Most of that has to do with his amazing weapon arsenal that he gets to throw to.
Greg Jennings and Jordy Nelson are among two of the elite wide receivers in the NFL today, while Donald Driver, James Jones and Randall Cobb are three very talented players that always find ways to contribute.
This might be rather shocking to you, as Tom Brady and the New England Patriots throw to their tight ends Rob Gronkowski and Aaron Hernandez a lot.

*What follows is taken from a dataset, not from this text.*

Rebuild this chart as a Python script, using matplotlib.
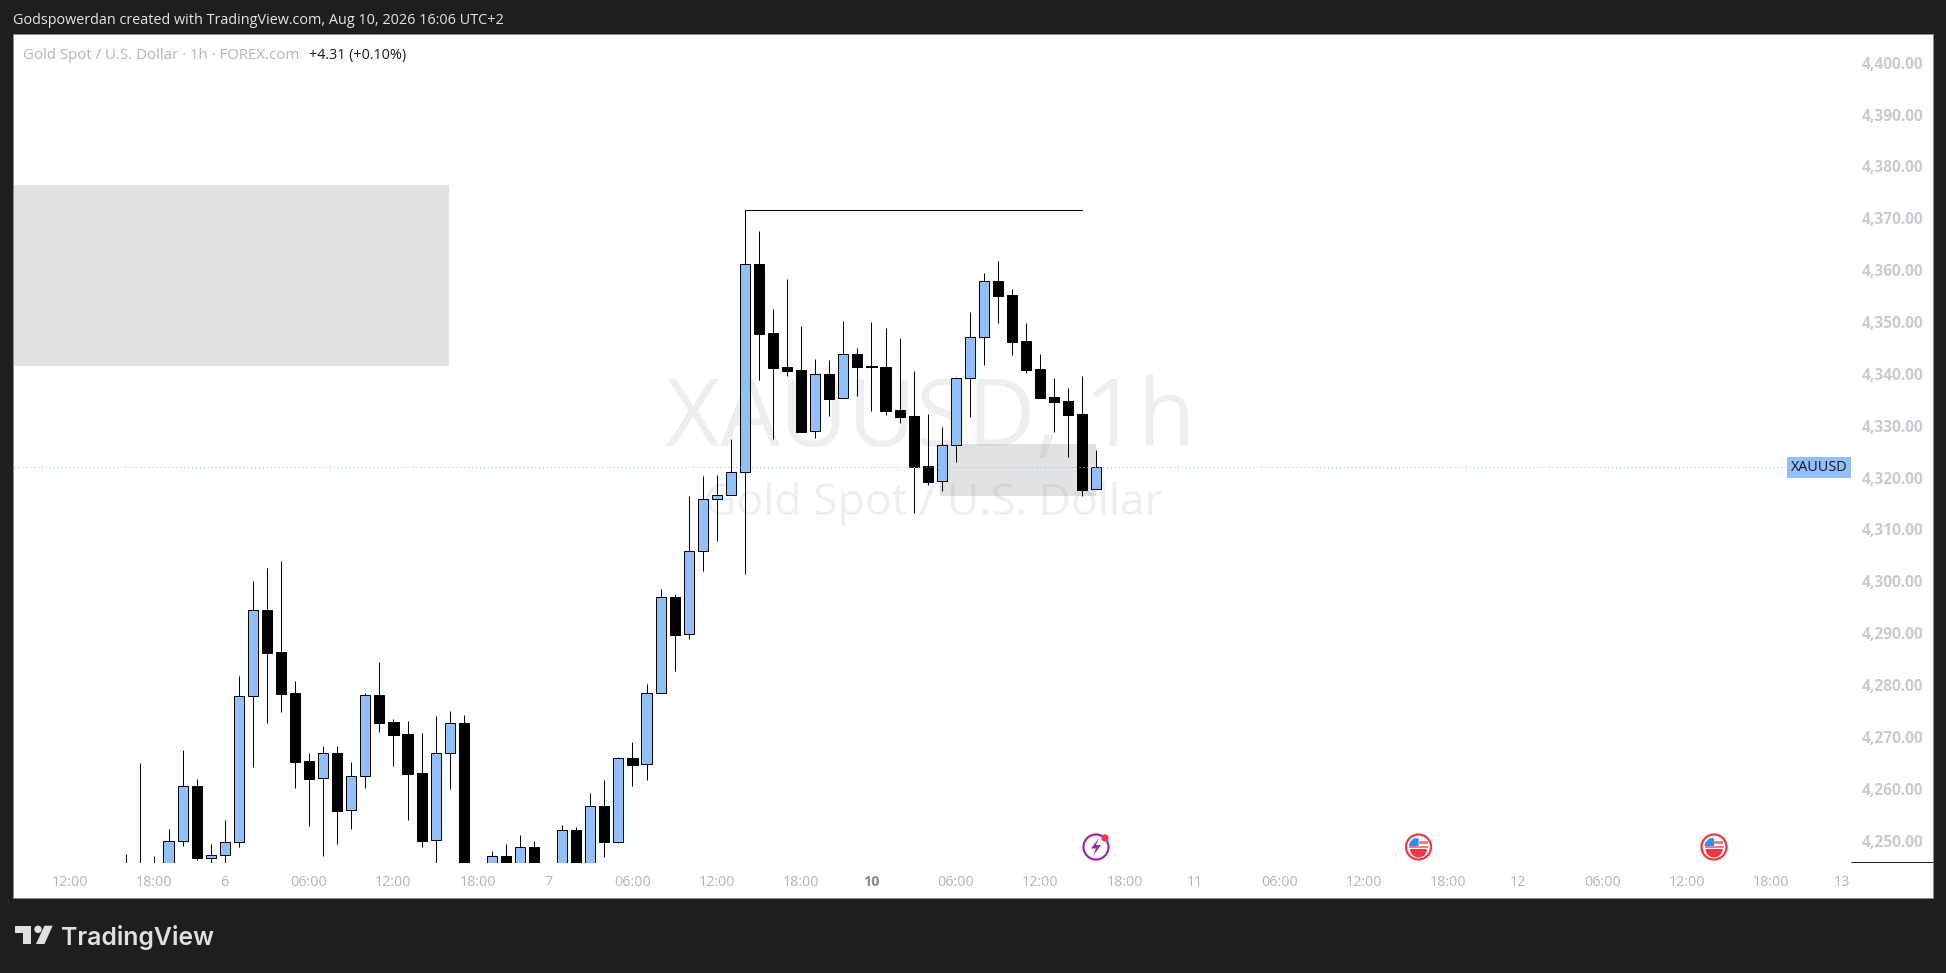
import matplotlib
matplotlib.use("Agg")
import matplotlib.pyplot as plt
from matplotlib.patches import Circle, Polygon, Rectangle, Wedge
from matplotlib.transforms import ScaledTranslation

# bars counted from the first one visible, hidden bodies below the pane are estimates
opens = [4244, 4244, 4244, 4245, 4250.13, 4260.74, 4246.98, 4247.43, 4249.94, 4278.09,
         4294.67, 4286.58, 4278.67, 4265.56, 4262.28, 4267.1, 4256.11, 4262.67, 4278.29, 4273.08,
         4270.77, 4263.25, 4250.33, 4267.1, 4272.95, 4240, 4243, 4247.3, 4243, 4249.04,
         4240, 4243, 4252.26, 4243, 4256.88, 4250.07, 4266.14, 4264.98, 4278.67, 4297.18,
         4290.05, 4306.05, 4316.08, 4316.85, 4321.29, 4361.39, 4348.09, 4341.53, 4340.96, 4329.19,
         4340.18, 4335.56, 4344.04, 4341.73, 4341.53, 4333.24, 4332.09, 4322.44, 4319.55, 4326.5,
         4339.42, 4347.32, 4358.12, 4355.48, 4346.61, 4341.15, 4335.75, 4334.98, 4332.47, 4318.01]
closes = [4242, 4242, 4242, 4250.13, 4260.74, 4246.98, 4247.43, 4249.94, 4278.09, 4294.67,
          4286.51, 4278.61, 4265.49, 4262.22, 4267.1, 4256.05, 4262.67, 4278.29, 4273.0, 4270.7,
          4263.18, 4250.26, 4267.1, 4272.89, 4240, 4238, 4247.24, 4243, 4249.04, 4243,
          4238, 4252.26, 4243, 4256.88, 4250.07, 4266.14, 4264.92, 4278.67, 4297.18, 4289.98,
          4306.05, 4316.08, 4316.85, 4321.29, 4361.39, 4348.03, 4341.47, 4340.89, 4329.13, 4340.18,
          4335.49, 4344.04, 4341.66, 4341.66, 4333.18, 4332.02, 4322.31, 4319.49, 4326.5, 4339.42,
          4347.32, 4358.12, 4355.36, 4346.49, 4341.09, 4335.69, 4334.92, 4332.41, 4317.95, 4322.25]
highs = [4247.69, 4265.24, 4247.3, 4252.51, 4267.74, 4262.15, 4249.62, 4254.25, 4282.0, 4300.33,
         4302.84, 4304.19, 4281.05, 4267.17, 4268.52, 4268.52, 4265.43, 4278.74, 4284.71, 4273.72,
         4273.3, 4271.02, 4274.3, 4275.27, 4274.49, 4245, 4248.27, 4249.62, 4251.35, 4250.2,
         4245, 4253.28, 4252.9, 4259.45, 4261.95, 4266.39, 4269.29, 4280.47, 4298.79, 4297.82,
         4316.72, 4320.58, 4320.77, 4327.71, 4371.81, 4367.82, 4352.78, 4358.57, 4349.5, 4343.14,
         4342.95, 4350.47, 4345.26, 4350.27, 4349.12, 4347.19, 4340.83, 4332.54, 4330.03, 4339.67,
         4352.21, 4359.73, 4362.04, 4356.64, 4350.09, 4344.11, 4339.48, 4337.55, 4339.87, 4325.6]
lows = [4240, 4240, 4240, 4240, 4249.3, 4246.53, 4245.5, 4245, 4249.1, 4264.47,
        4273.0, 4275.14, 4260.48, 4253.15, 4247.37, 4249.68, 4252.57, 4260.48, 4271.28, 4264.72,
        4254.31, 4249.1, 4245, 4260.29, 4238, 4236, 4240, 4240, 4240, 4240,
        4236, 4240, 4240, 4240, 4247.18, 4249.88, 4260.87, 4262.02, 4278.67, 4283.04,
        4289.21, 4302.32, 4308.11, 4316.85, 4301.75, 4339.09, 4327.78, 4339.93, 4329.13, 4327.97,
        4332.21, 4335.56, 4336.07, 4333.18, 4332.41, 4330.86, 4313.51, 4318.91, 4317.75, 4323.35,
        4332.02, 4342.05, 4350.15, 4343.98, 4340.51, 4335.69, 4329.13, 4324.31, 4316.79, 4318.01]

price_ticks = [4250, 4260, 4270, 4280, 4290, 4300, 4310, 4320, 4330, 4340, 4350, 4360, 4370, 4380, 4390, 4400]
time_ticks = [-4, 2, 7, 13, 19, 25, 30, 36, 42, 48, 53, 59, 65, 71, 76, 82, 88, 94, 99, 105, 111, 117, 122]
time_labels = ["12:00", "18:00", "6", "06:00", "12:00", "18:00", "7", "06:00", "12:00", "18:00", "10",
               "06:00", "12:00", "18:00", "11", "06:00", "12:00", "18:00", "12", "06:00", "12:00", "18:00", "13"]

last_price = 4322.25
swing_high = 4371.81
zone_upper = (-8.5, 22.95, 4341.8, 4376.7)
zone_lower = (57.87, 69.0, 4316.73, 4326.75)

UP = "#90bff9"
TICK = "#b2b5be"
FONT = "Open Sans"
PX = 0.71  # just under one pixel, so snapped lines stay one pixel wide

W, H = 1946, 973
fig = plt.figure(figsize=(W / 100, H / 100), dpi=100, facecolor="#1e1e1e")

# frame, header and logo in pixel coordinates
bg = fig.add_axes([0, 0, 1, 1])
bg.set_xlim(0, W)
bg.set_ylim(H, 0)
bg.axis("off")
bg.add_patch(Rectangle((13, 33.5), 1920, 864, fc="white", ec="#8a8a8a", lw=PX))
bg.text(13, 20.5, "Godspowerdan created with TradingView.com, Aug 10, 2026 16:06 UTC+2",
        color="#e6e6e6", fontsize=10.4, family=FONT, va="center")
bg.text(23, 55.5, "Gold Spot / U.S. Dollar · 1h · FOREX.com", color=TICK, fontsize=10.8, family=FONT, va="center")
bg.text(309, 55.5, "+4.31 (+0.10%)", color="#131722", fontsize=10.4, family=FONT, va="center")
bg.text(931, 422, "XAUUSD, 1h", color="#eeeeee", fontsize=67.5, family=FONT, ha="center", va="center")
bg.text(933, 503, "Gold Spot / U.S. Dollar", color="#eeeeee", fontsize=32, family=FONT, ha="center", va="center")

logo = "#e0e0e0"
bg.add_patch(Polygon([(15, 925.7), (31, 925.7), (31, 944), (23.3, 944), (23.3, 932.5), (15, 932.5)], fc=logo))
bg.add_patch(Circle((38, 929.3), 3.7, fc=logo))
bg.add_patch(Polygon([(44.5, 925.7), (52.7, 925.7), (44.5, 944), (36, 944)], fc=logo))
bg.text(61, 937, "TradingView", color=logo, fontsize=17.9, family="Inter", weight="semibold", va="center")

# event markers on the time axis (y is flipped here, so 0-180 is the lower half)
purple = "#9c27b0"
bg.add_patch(Circle((1096, 847), 12.5, fc="white", ec=purple, lw=1.6))
bg.add_patch(Polygon([(1099, 838), (1091, 848.5), (1096, 848.5), (1093, 856), (1101, 845), (1096, 845)], fc=purple))
bg.add_patch(Circle((1105, 838), 3.7, fc="#f23645"))
for cx in (1418.5, 1714):
    bg.add_patch(Circle((cx, 847), 12.5, fc="white", ec="#f23645", lw=1.6))
    bg.add_patch(Wedge((cx, 849), 8.5, 0, 180, fc="#f23645"))
    bg.add_patch(Rectangle((cx, 841), 9, 2.5, fc="#f77c80"))
    bg.add_patch(Rectangle((cx - 9.5, 846), 19, 2, fc="#f77c80"))
    bg.add_patch(Polygon([(cx - 9.5, 846), (cx, 846), (cx, 838), (cx - 5, 838.5), (cx - 9, 843)], fc="#2e8ff0"))
bg.plot([1851, 1933], [862, 862], color="#131722", lw=PX, solid_capstyle="butt", snap=True)

# price pane, its limits put bar spacing and price scale on the reference pixels
ax = fig.add_axes([14 / W, 1 - 863 / H, (1851 - 14) / W, (863 - 34) / H])
ax.patch.set_alpha(0)
ax.set_xlim(-7.99, 122.67)
ax.set_ylim(4245.96, 4405.81)
for side in ax.spines.values():
    side.set_visible(False)

ax.add_patch(Rectangle((zone_upper[0], zone_upper[2]), zone_upper[1] - zone_upper[0], zone_upper[3] - zone_upper[2],
                       fc="#787878", alpha=0.21, lw=0, zorder=1))
ax.add_patch(Rectangle((zone_lower[0], zone_lower[2]), zone_lower[1] - zone_lower[0], zone_lower[3] - zone_lower[2],
                       fc="#787878", alpha=0.21, lw=0, zorder=1))

idx = list(range(len(opens)))
ax.vlines(idx, lows, highs, color="black", lw=PX, zorder=2)
for i in idx:
    rising = closes[i] >= opens[i]
    ax.bar(i, abs(closes[i] - opens[i]), bottom=min(opens[i], closes[i]), width=0.72,
           color=UP if rising else "black", edgecolor="black", linewidth=PX, zorder=3)

ax.plot([44, 68], [swing_high, swing_high], color="black", lw=PX, snap=True, zorder=3)
ax.plot([-8, 118.1], [last_price, last_price], color="#90bff9", lw=PX, ls=(0, (1, 3)), snap=True, zorder=4)
ax.add_patch(Rectangle((118.1, last_price - 2.02), 4.57, 4.04, fc=UP, lw=0, zorder=4))
ax.text(120.4, last_price - 0.05, "XAUUSD", color="#131722", fontsize=10.4, family=FONT,
        ha="center", va="center", zorder=5)

ax.yaxis.tick_right()
ax.set_yticks(price_ticks)
ax.set_yticklabels([f"{p:,.2f}" for p in price_ticks], color="#c9cbd2", fontsize=11.2, family=FONT, weight="bold")
ax.tick_params(axis="y", length=0, pad=8)
nudge = ScaledTranslation(0, 1 / 72, fig.dpi_scale_trans)
for lab in ax.get_yticklabels():
    lab.set_transform(lab.get_transform() + nudge)
ax.set_xticks(time_ticks)
ax.set_xticklabels(time_labels, color=TICK, fontsize=10.4, family=FONT)
ax.tick_params(axis="x", length=0, pad=9)
for lab, txt in zip(ax.get_xticklabels(), time_labels):
    if txt == "10":
        lab.set_fontweight("bold")
        lab.set_color("#868993")

fig.savefig("out.png", dpi=100, facecolor=fig.get_facecolor())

But let's just say that the Patriots throw the ball a lot in general.
Wes Welker, Brandon Lloyd, Jabar Gaffney, Deion Branch, Donte' Stallworth, Julian Edelman and Matthew Slater—those are the players that I'm projecting to make New England's final roster, and to be quite honest with you, no team is as deep at this position than the Patriots are.
The 2012 season is going to be a dream for quarterback Tom Brady and an absolute nightmare for opposing defenses.
The Patriots' receiving corps led the AFC in receiving yards in 2011 with a whopping 2,691—and that's without Lloyd, Gaffney and Stallworth.
You might call me crazy, but the 2012 season for New England's passing attack could very well be as successful as it was in 2007 when Brady threw for an NFL-record 50 touchdowns.
NFL secondaries, you're in for a long season.